Keumala dan Dia
Entah kenapa saya sangat ingin nonton Film Keumala itu.
Mungkin karena settingnya di Sabang.
Jalan ceritanya biasa-biasa saja. Jadi luar biasa karena
saya punya ikatan batin dengan setting ceritanya.
Terkenang lagi perjalanan
kapal laut Jakarta Medan. Mulai dari rebutan naik turun kapal. Kelas ekonomi
yang seadanya. Lorong-lorong kapal tempat berdiri sambil mengobrol dengan cowok
cakep. Halah.
Dua atau tiga kali saya bepergian dengan kapal laut. Tak
terasa dua belas tahun yang lalu saya pertama kali naik kapal dan tak terbayang
saat ini bagaimana repotnya berkapal ria. Mama saya sesekali masih ingin naik
kapal ke Jakarta, mengenang saat-saat dulu hebohnya perjalanan berkapal kami
sekeluarga bertamasya. Ternyata masih banyak orang yang memilih bepergian
dengan kapal laut. Mungkin ada seni tersendiri, ada pengalaman yang tak
sebanding dengan pesawat terbang.
Amazing juga jika mengingat betapa heroik perjalanan naik
kapal laut berhari-hari. Apalagi rasa mual ketika diguncang ombak laut cina
selatan.
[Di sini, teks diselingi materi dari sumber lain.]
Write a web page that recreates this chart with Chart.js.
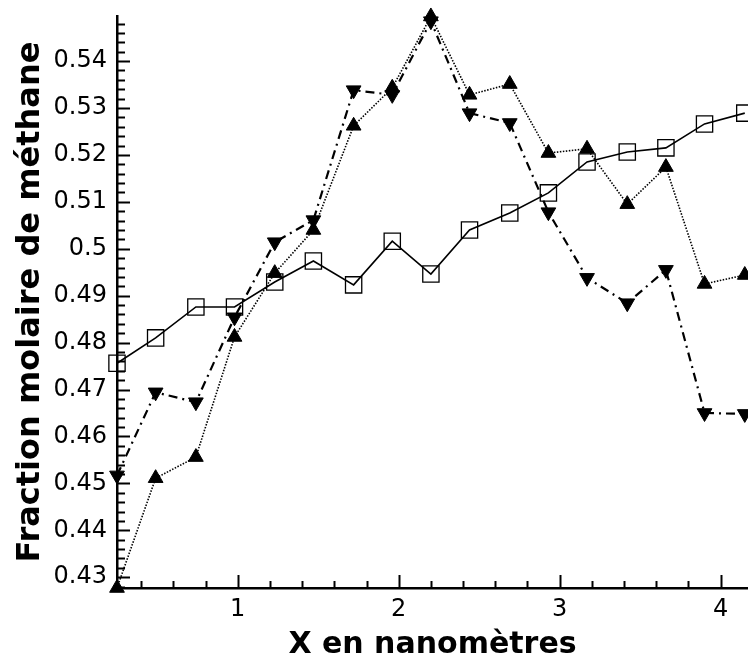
<!DOCTYPE html>
<html>
<head>
<meta charset="utf-8">
<style>
  html, body { margin: 0; padding: 0; background: #fff; }
  #wrap { width: 748px; height: 668px; position: relative; }
</style>
<script src="https://cdn.jsdelivr.net/npm/chart.js@4.4.1/dist/chart.umd.min.js"></script>
</head>
<body>
<div id="wrap"><canvas id="chartMethane"></canvas></div>
<script>
// Positions along the pore (nm)
const positions = [0.25, 0.49, 0.74, 0.98, 1.23, 1.47, 1.72, 1.96, 2.2, 2.44, 2.69, 2.93, 3.17, 3.42, 3.66, 3.9, 4.15];

// Methane mole fraction, one array per curve
const squareSeries = [0.4756, 0.481, 0.4876, 0.4876, 0.4929, 0.4974, 0.4923, 0.5016, 0.4946, 0.504, 0.5076, 0.5119, 0.5185, 0.5206, 0.5215, 0.5266, 0.5289];
const upSeries = [0.4277, 0.4511, 0.4556, 0.4812, 0.4948, 0.504, 0.5262, 0.5343, 0.5495, 0.5328, 0.5351, 0.5204, 0.5213, 0.5095, 0.5174, 0.4925, 0.4944];
const downSeries = [0.4517, 0.4694, 0.4673, 0.4854, 0.5014, 0.5061, 0.5338, 0.5328, 0.5485, 0.5289, 0.5268, 0.5078, 0.4938, 0.4884, 0.4955, 0.465, 0.4648];

// Axis ranges and tick steps
const xRange = [0.25, 4.17];
const yRange = [0.4277, 0.5496];
const xMajorStep = 1, xMinorStep = 0.2;
const yMajorStep = 0.01, yMinorStep = 0.002;

function toPoints(values) {
    return values.map((v, i) => ({ x: positions[i], y: v }));
}

function isMajor(value, step) {
    const r = value / step;
    return Math.abs(r - Math.round(r)) < 1e-6;
}

// Tick marks pointing into the plot, like the original figure
const innerTicks = {
    id: 'innerTicks',
    afterDraw(chart) {
        const { ctx, scales: { x, y } } = chart;
        ctx.save();
        ctx.strokeStyle = '#000';
        ctx.lineWidth = 2;
        y.ticks.forEach(t => {
            const py = Math.round(y.getPixelForValue(t.value)) + 0.5;
            const len = isMajor(t.value, yMajorStep) ? 13 : 8;
            ctx.beginPath();
            ctx.moveTo(x.left, py);
            ctx.lineTo(x.left + len, py);
            ctx.stroke();
        });
        x.ticks.forEach(t => {
            const px = Math.round(x.getPixelForValue(t.value)) + 0.5;
            const len = isMajor(t.value, xMajorStep) ? 13 : 7;
            ctx.beginPath();
            ctx.moveTo(px, y.bottom);
            ctx.lineTo(px, y.bottom - len);
            ctx.stroke();
        });
        ctx.restore();
    }
};

const tickFont = { family: "'DejaVu Sans', sans-serif", size: 24 };
const titleFamily = "'DejaVu Sans', sans-serif";

new Chart(document.getElementById('chartMethane'), {
    type: 'line',
    data: {
        datasets: [
            {
                label: 'carrés',
                data: toPoints(squareSeries),
                borderColor: '#000',
                borderWidth: 1.6,
                pointStyle: 'rect',
                pointRadius: 11.5,
                pointBackgroundColor: 'rgba(0,0,0,0)',
                pointBorderColor: '#000',
                pointBorderWidth: 1.3,
                clip: false
            },
            {
                label: 'triangles haut',
                data: toPoints(upSeries),
                borderColor: '#000',
                borderWidth: 1.6,
                borderDash: [1.5, 1.5],
                pointStyle: 'triangle',
                pointRadius: 8.5,
                pointBackgroundColor: '#000',
                pointBorderColor: '#000',
                pointBorderWidth: 1,
                clip: false
            },
            {
                label: 'triangles bas',
                data: toPoints(downSeries),
                borderColor: '#000',
                borderWidth: 2.2,
                borderDash: [9, 5, 2, 5],
                pointStyle: 'triangle',
                pointRotation: 180,
                pointRadius: 8.5,
                pointBackgroundColor: '#000',
                pointBorderColor: '#000',
                pointBorderWidth: 1,
                clip: false
            }
        ]
    },
    options: {
        responsive: true,
        maintainAspectRatio: false,
        animation: false,
        layout: { autoPadding: false, padding: { top: 16, right: 0, left: 0, bottom: 0 } },
        plugins: {
            legend: { display: false },
            tooltip: { enabled: false }
        },
        elements: { line: { tension: 0 } },
        scales: {
            x: {
                type: 'linear',
                min: xRange[0],
                max: xRange[1],
                afterFit: s => { s.height = 80; s.paddingLeft = 0; s.paddingRight = 0; },
                border: { display: true, color: '#000', width: 2.5 },
                grid: { display: false, drawTicks: false },
                ticks: {
                    stepSize: xMinorStep,
                    includeBounds: false,
                    autoSkip: false,
                    maxRotation: 0,
                    padding: 7,
                    color: '#000',
                    font: tickFont,
                    callback: v => isMajor(v, xMajorStep) ? String(Math.round(v)) : ''
                },
                title: {
                    display: true,
                    text: 'X en nanomètres',
                    color: '#000',
                    font: { family: titleFamily, size: 30, weight: 'bold' },
                    padding: { top: 0, bottom: 5 }
                }
            },
            y: {
                type: 'linear',
                min: yRange[0],
                max: yRange[1],
                afterFit: s => { s.width = 117; s.paddingTop = 0; s.paddingBottom = 0; },
                border: { display: true, color: '#000', width: 2.5 },
                grid: { display: false, drawTicks: false },
                ticks: {
                    stepSize: yMinorStep,
                    includeBounds: false,
                    autoSkip: false,
                    padding: 10,
                    color: '#000',
                    font: tickFont,
                    callback: v => isMajor(v, yMajorStep) ? String(Math.round(v * 100) / 100) : ''
                },
                title: {
                    display: true,
                    text: 'Fraction molaire de méthane',
                    color: '#000',
                    font: { family: titleFamily, size: 32, weight: 'bold' },
                    padding: { top: 11, bottom: 0 }
                }
            }
        }
    },
    plugins: [innerTicks]
});
</script>
</body>
</html>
Ternyata di Film Keumala, tak banyak yang berubah dari Kapal Kelud itu
kecuali sudut wifi untuk penumpang. Dulu Handphone pun tak punya, di film itu
para penumpang sibuk dengan handphonenya masing-masing. Hiburan satu-satunya
hanya duduk memandang kapal dan senja, senja yang diperebutkan Keumala dan
Langit.
Saya suka angle-angle pengambilan gambar Sabang. Sabang
banget. Indah dan tenang. Teringat kembali sudut-sudut kota itu yang
terjelajahi sesekali. Bahkan mini market tempat saya suka galau mutar-mutar gak
jelas dan akhirnya memutuskan membeli es krim juga di shoot. Abang tukang becak
yang berkeliaran di jalan Perdagangan. Dermaga tempat saya duduk-duduk
menghitung bintang. Bahkan bulan purnama di atas lapangan bola di depan rumah
saya terlihat sama bulatnya.
Langitlah yang mengingatkan saya pada dia. Pada rambut
sebahunya yang tertiup angin. Matanya yang memohon ijin setiap kali ingin
membakar sebatang rokok. Ranselnya yang selalu berat, entah apa saja yang
dibawa. Hanya kameranya lebih besar dari kameranya langit. Dia juga tak suka
memotret manusia, koleksi fotonya pemandangan saja. Tak pernah mau dia memotret
saya tapi tanpa sepengetahuan saya, saya dipotretnya dalam tampang paling jelek.
Sepatu coklatnya. Motornya tak sebagus motornya langit, hanya saja tak sudi
diboncengnya saya sering-sering karena saya terlalu berat.
Mungkin ini bukan resensi tentang Film Keumala. Ini cerita
saya yang tiba-tiba terkenang lagi Sabang dan dia.